Run 2415 – 14th Oct 2013

Summer Opens with the “Killer Run” as new Standard

No first up has ever won the prestigious “Best Summer Run” award but PAY LING  and VIRGALAN  JACKAMOUS clearly decided to go for it. Given only two weeks notice, MACHETE MOISHE was obliged to join in for the days of trail cutting required to get us down to the lengthy Middle Harbour track.

The favourite Acron Oval routes were abandoned immediately for the virgin unbeaten path but, with only a few strips of loo paper to guide us, even Trailmaster MACHETE M was confused after only three hundred meters into it. All this trouble seemed a waste of time since this special route from the Hare’s only got us to the local roads.

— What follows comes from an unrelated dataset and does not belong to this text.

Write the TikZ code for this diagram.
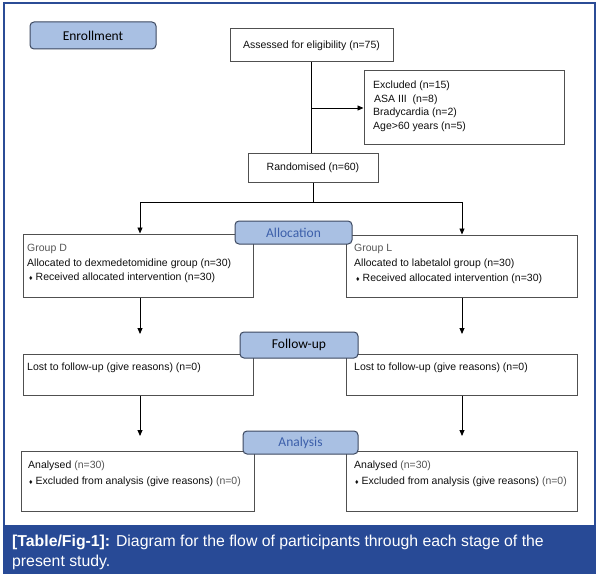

An early highlight of the night was Centrepoint being stuck on the head from behind by a falling tree. SIMMO, realizing that lifting the flattened CP would require more than his scrawny frame, simply passed on his best wishes and stepped over him. As the light began to fade, runners became climbers as we cautiously made our way down Slippery Creek (the waterless waterfall) we had been warned about, avoiding rocks with VS scrawled into their slimy surface. Now, after a little crossing to make sure nobody had dry feet, we climbed up to more local roads where, impressed by the quality of the landscaped hillside homes, GOANNA could sense that he was close to home. Up ahead, gentleman JOCK the SOCK, stayed back to direct us into the deviation to that aforementioned lengthy creekside track meaning that he would finish in darkness at the tail end.

 SCOTSMAN seems to get fitter and faster each week. Living up to his FLYING moniker, he finished this technical Run in the prescribed hour. BENNY was maybe ten minutes behind and he, with the Walkers, were well into their meal when JOCK with MACHETE MOISHE withCOLONEL SANDERS and NAUTALUS finished about five past eight. The difference in finishing times relate to the amount of light (or lack of). The Pres suggested that we do it all again in January when we can actually see the babbling creek and rock pools.      

 A great start last night with expensive, lamb back straps well cooked on the spiffy new Bar-B-Q with enough salad and potatoes for 104 men, women and children plus a tiny pud. Whoever complained that there were no tomatoes in the salad better eat his ‘meat and three veg’ meals at home like KYBER.  

Good to see a few returnees such as MASH, HOARSE WHISPERER AND NUREYEV. The Down-Downs acknowledged all the good work put in by the Hares; two visitors including GRAEME’s friend wearing GRAEME’s hash sweatshirt; and a welcome home to SCUD.

Having re-established the POSH as ‘a singing Hash’, Pres MM led us in a rousing rendition of ‘Delilah’ to commemorate the birthday of Sir Thomas John Woodward, (known by his stage name Tom Jones) –gaawd, the man is older than most of us.

Joke of the night came from the twice-a-year jokester KITTY LITTER.